Data extract —
--

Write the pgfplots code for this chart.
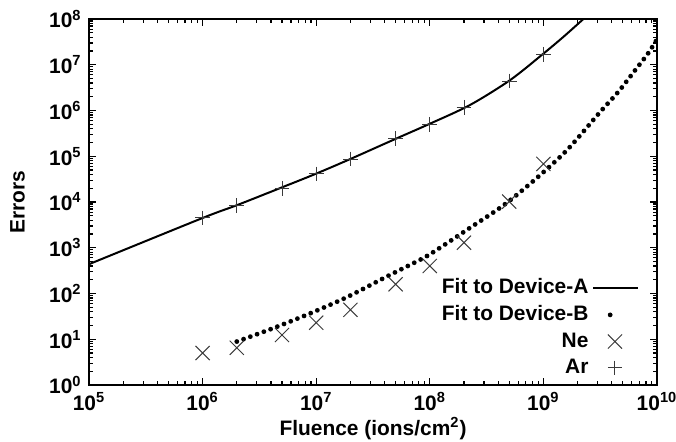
\documentclass[border=0pt]{standalone}
\usepackage{fontspec}
\setmainfont{Liberation Sans}
\usepackage{pgfplots}
\pgfplotsset{compat=1.18}
\usetikzlibrary{calc}
\definecolor{mk}{HTML}{3A3A3A}

\begin{document}
\fontsize{10.5}{12.6}\selectfont\bfseries
\begin{tikzpicture}
\begin{loglogaxis}[
  scale only axis, width=284bp, height=183bp,
  xmin=1e5, xmax=1e10, ymin=1, ymax=1e8,
  axis line style={line width=1bp},
  tick style={black, line width=0.6bp},
  major tick length=3.5bp, minor tick length=2.2bp,
  tick align=inside,
  xtick={1e5,1e6,1e7,1e8,1e9,1e10},
  minor xtick={2e5,3e5,4e5,5e5,6e5,7e5,8e5,9e5,
    2e6,3e6,4e6,5e6,6e6,7e6,8e6,9e6,
    2e7,3e7,4e7,5e7,6e7,7e7,8e7,9e7,
    2e8,3e8,4e8,5e8,6e8,7e8,8e8,9e8,
    2e9,3e9,4e9,5e9,6e9,7e9,8e9,9e9},
  xticklabels={10\textsuperscript{5},10\textsuperscript{6},10\textsuperscript{7},10\textsuperscript{8},10\textsuperscript{9},10\textsuperscript{10}},
  ytick={1,1e1,1e2,1e3,1e4,1e5,1e6,1e7,1e8},
  minor ytick={2,3,4,5,6,7,8,9,
    20,30,40,50,60,70,80,90,
    200,300,400,500,600,700,800,900,
    2e3,3e3,4e3,5e3,6e3,7e3,8e3,9e3,
    2e4,3e4,4e4,5e4,6e4,7e4,8e4,9e4,
    2e5,3e5,4e5,5e5,6e5,7e5,8e5,9e5,
    2e6,3e6,4e6,5e6,6e6,7e6,8e6,9e6,
    2e7,3e7,4e7,5e7,6e7,7e7,8e7,9e7},
  yticklabels={10\textsuperscript{0},10\textsuperscript{1},10\textsuperscript{2},10\textsuperscript{3},10\textsuperscript{4},10\textsuperscript{5},10\textsuperscript{6},10\textsuperscript{7},10\textsuperscript{8}},
  tick label style={font=\fontsize{10.5}{12}\selectfont\bfseries},
  xlabel={Fluence (ions/cm\textsuperscript{2})},
  ylabel={Errors},
  label style={font=\fontsize{10.5}{12}\selectfont\bfseries},
  xlabel style={yshift=4bp},
  ylabel style={yshift=5bp},
  legend plot pos=right,
  legend cell align=right,
  legend style={draw=none, fill=none, at={(1,0)}, anchor=south east,
    xshift=-6bp, yshift=0bp, row sep=0.4bp,
    font=\fontsize{10.5}{12}\selectfont\bfseries},
]
\addplot[black, line width=1bp, smooth, tension=0.5,
  legend image code/.code={\draw[black, line width=1bp] (0cm,0cm) -- (0.78cm,0cm);}]
  coordinates {
(1e5,437)(1e6,4470)(2e6,8500)(5e6,20900)(1e7,41700)(2e7,87100)(5e7,240000)
(1e8,513000)(2.26e8,1.32e6)(5.08e8,4.6e6)(9.86e8,1.7e7)
(1.5e9,4.07e7)(2.25e9,1e8)
};
\addlegendentry{Fit to Device-A}
\addplot[black, line width=2.4bp, line cap=round, dash pattern=on 0pt off 3.6bp, smooth,
  legend image code/.code={\node[circle, fill=black, draw=none, inner sep=0pt, minimum size=2.4bp] at (0.38cm,0cm) {};}]
  coordinates {
(2.0e6,8.9)(4.17e6,17.4)(8.9e6,37)(1.86e7,83)(4.17e7,234)(8.7e7,589)
(1.23e8,1000)(2.24e8,2690)(4.47e8,8510)(8.7e8,3.31e4)(1.62e9,1.38e5)
(3.16e9,9.3e5)(4.57e9,2.57e6)(6.46e9,7.76e6)(8.3e9,1.74e7)(1e10,3.6e7)
};
\addlegendentry{Fit to Device-B}
\addplot[only marks, mark=x, mark size=5bp, mk, mark options={line width=0.5bp},
  legend image code/.code={\draw[mark=x, mark size=5bp, mk, line width=0.5bp] plot coordinates {(0.38cm,0cm)};}]
  coordinates {
(1e6,5.0)(2e6,6.5)(5e6,12.4)(1e7,23)(2e7,44)(5e7,159)(1e8,400)(2e8,1290)(5e8,1.02e4)(1e9,6.8e4)
};
\addlegendentry{Ne}
\addplot[only marks, mark=+, mark size=3.7bp, mk, mark options={line width=0.5bp},
  legend image code/.code={\draw[mark=+, mark size=3.6bp, mk, line width=0.5bp] plot coordinates {(0.38cm,0cm)};}]
  coordinates {
(1e6,4470)(2e6,8300)(5e6,2.0e4)(1e7,4.1e4)(2e7,8.7e4)(5e7,2.4e5)(1e8,5.0e5)(2e8,1.18e6)(5e8,4.4e6)(1e9,1.7e7)
};
\addlegendentry{Ar}
\coordinate (sw) at (rel axis cs:0,0);
\coordinate (ne) at (rel axis cs:1,1);
\end{loglogaxis}
\pgfresetboundingbox
\path[use as bounding box] ($(sw)+(-44.5bp,-28.5bp)$) rectangle ($(ne)+(9.5bp,9.5bp)$);
\end{tikzpicture}
\end{document}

--

Task instructions —
Omit the pictures and output all of the other material exactly.

Task result —
Write the pgfplots code for this chart.
\documentclass[border=0pt]{standalone}
\usepackage{fontspec}
\setmainfont{Liberation Sans}
\usepackage{pgfplots}
\pgfplotsset{compat=1.18}
\usetikzlibrary{calc}
\definecolor{mk}{HTML}{3A3A3A}

\begin{document}
\fontsize{10.5}{12.6}\selectfont\bfseries
\begin{tikzpicture}
\begin{loglogaxis}[
  scale only axis, width=284bp, height=183bp,
  xmin=1e5, xmax=1e10, ymin=1, ymax=1e8,
  axis line style={line width=1bp},
  tick style={black, line width=0.6bp},
  major tick length=3.5bp, minor tick length=2.2bp,
  tick align=inside,
  xtick={1e5,1e6,1e7,1e8,1e9,1e10},
  minor xtick={2e5,3e5,4e5,5e5,6e5,7e5,8e5,9e5,
    2e6,3e6,4e6,5e6,6e6,7e6,8e6,9e6,
    2e7,3e7,4e7,5e7,6e7,7e7,8e7,9e7,
    2e8,3e8,4e8,5e8,6e8,7e8,8e8,9e8,
    2e9,3e9,4e9,5e9,6e9,7e9,8e9,9e9},
  xticklabels={10\textsuperscript{5},10\textsuperscript{6},10\textsuperscript{7},10\textsuperscript{8},10\textsuperscript{9},10\textsuperscript{10}},
  ytick={1,1e1,1e2,1e3,1e4,1e5,1e6,1e7,1e8},
  minor ytick={2,3,4,5,6,7,8,9,
    20,30,40,50,60,70,80,90,
    200,300,400,500,600,700,800,900,
    2e3,3e3,4e3,5e3,6e3,7e3,8e3,9e3,
    2e4,3e4,4e4,5e4,6e4,7e4,8e4,9e4,
    2e5,3e5,4e5,5e5,6e5,7e5,8e5,9e5,
    2e6,3e6,4e6,5e6,6e6,7e6,8e6,9e6,
    2e7,3e7,4e7,5e7,6e7,7e7,8e7,9e7},
  yticklabels={10\textsuperscript{0},10\textsuperscript{1},10\textsuperscript{2},10\textsuperscript{3},10\textsuperscript{4},10\textsuperscript{5},10\textsuperscript{6},10\textsuperscript{7},10\textsuperscript{8}},
  tick label style={font=\fontsize{10.5}{12}\selectfont\bfseries},
  xlabel={Fluence (ions/cm\textsuperscript{2})},
  ylabel={Errors},
  label style={font=\fontsize{10.5}{12}\selectfont\bfseries},
  xlabel style={yshift=4bp},
  ylabel style={yshift=5bp},
  legend plot pos=right,
  legend cell align=right,
  legend style={draw=none, fill=none, at={(1,0)}, anchor=south east,
    xshift=-6bp, yshift=0bp, row sep=0.4bp,
    font=\fontsize{10.5}{12}\selectfont\bfseries},
]
\addplot[black, line width=1bp, smooth, tension=0.5,
  legend image code/.code={\draw[black, line width=1bp] (0cm,0cm) -- (0.78cm,0cm);}]
  coordinates {
(1e5,437)(1e6,4470)(2e6,8500)(5e6,20900)(1e7,41700)(2e7,87100)(5e7,240000)
(1e8,513000)(2.26e8,1.32e6)(5.08e8,4.6e6)(9.86e8,1.7e7)
(1.5e9,4.07e7)(2.25e9,1e8)
};
\addlegendentry{Fit to Device-A}
\addplot[black, line width=2.4bp, line cap=round, dash pattern=on 0pt off 3.6bp, smooth,
  legend image code/.code={\node[circle, fill=black, draw=none, inner sep=0pt, minimum size=2.4bp] at (0.38cm,0cm) {};}]
  coordinates {
(2.0e6,8.9)(4.17e6,17.4)(8.9e6,37)(1.86e7,83)(4.17e7,234)(8.7e7,589)
(1.23e8,1000)(2.24e8,2690)(4.47e8,8510)(8.7e8,3.31e4)(1.62e9,1.38e5)
(3.16e9,9.3e5)(4.57e9,2.57e6)(6.46e9,7.76e6)(8.3e9,1.74e7)(1e10,3.6e7)
};
\addlegendentry{Fit to Device-B}
\addplot[only marks, mark=x, mark size=5bp, mk, mark options={line width=0.5bp},
  legend image code/.code={\draw[mark=x, mark size=5bp, mk, line width=0.5bp] plot coordinates {(0.38cm,0cm)};}]
  coordinates {
(1e6,5.0)(2e6,6.5)(5e6,12.4)(1e7,23)(2e7,44)(5e7,159)(1e8,400)(2e8,1290)(5e8,1.02e4)(1e9,6.8e4)
};
\addlegendentry{Ne}
\addplot[only marks, mark=+, mark size=3.7bp, mk, mark options={line width=0.5bp},
  legend image code/.code={\draw[mark=+, mark size=3.6bp, mk, line width=0.5bp] plot coordinates {(0.38cm,0cm)};}]
  coordinates {
(1e6,4470)(2e6,8300)(5e6,2.0e4)(1e7,4.1e4)(2e7,8.7e4)(5e7,2.4e5)(1e8,5.0e5)(2e8,1.18e6)(5e8,4.4e6)(1e9,1.7e7)
};
\addlegendentry{Ar}
\coordinate (sw) at (rel axis cs:0,0);
\coordinate (ne) at (rel axis cs:1,1);
\end{loglogaxis}
\pgfresetboundingbox
\path[use as bounding box] ($(sw)+(-44.5bp,-28.5bp)$) rectangle ($(ne)+(9.5bp,9.5bp)$);
\end{tikzpicture}
\end{document}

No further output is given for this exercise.